What unfolded thereafter among the various opposition actors was a process of figuring out how to carry this movement forward in the absence of a unified leadership. Essentially, the questions they engaged with in this process were these: As we attempt to delegitimize and oust the current regime, how should we compensate for the absence of a leading revolutionary body in order to see this process through? What configuration of opposition actors might the people accept as the carrier of their collective will and support as the representatives speaking and working legitimately on their behalf to complete the revolution? How can we secure the sustained commitment of the masses to this revolutionary resistance?
Figure 4. Activists raise the first RYC banners from their stage in Tahrir Square shortly before announcing the formation of the coalition. Photograph by Hossam El-Hamalawy.

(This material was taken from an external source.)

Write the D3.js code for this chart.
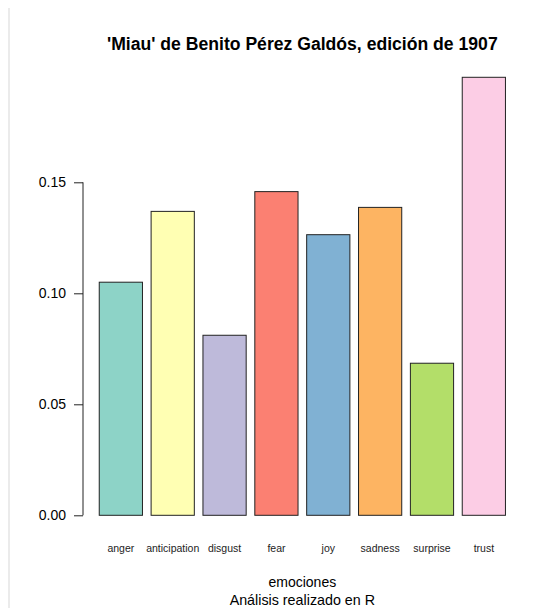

The Revolutionary Youth Coalition (RYC), known in Arabic as I’tilaf Shabab al-Thawra, formally announced itself in a press conference on February 6 (see figure 4). The first revolutionary organization to emerge from the square, it was essentially the institutionalization of the informal network of ideologically diverse youth factions that had been coordinating the popular mobilization long before January 25, which included the liberal-leaning April 6 Youth Movement, the left-leaning Youth for Justice and Freedom Movement, the liberal-leaning ElBaradei Campaign, young members of the Muslim Brotherhood, the liberal Democratic Front Party, the leftist Nasserist pan-Arab Dignity Party, as well as several independent activists. The RYC was launched with the express purpose of making it clear to the public and government that those who were meeting with Omar Suleiman and other government officials did not represent the square—incidentally, the famous declamation “la tafawud qabl al-rahil” (no negotiations before the departure) was their innovation—and to declare that despite the deadly assault, they would continue to occupy the square until their demands were met. According to Zyad, “The people started to leave, so someone had to say, so that the square would continue, someone had to say that we were going to carry on. In the middle of the attacks, we said no, we are going to complete this [so that the people keep on going].”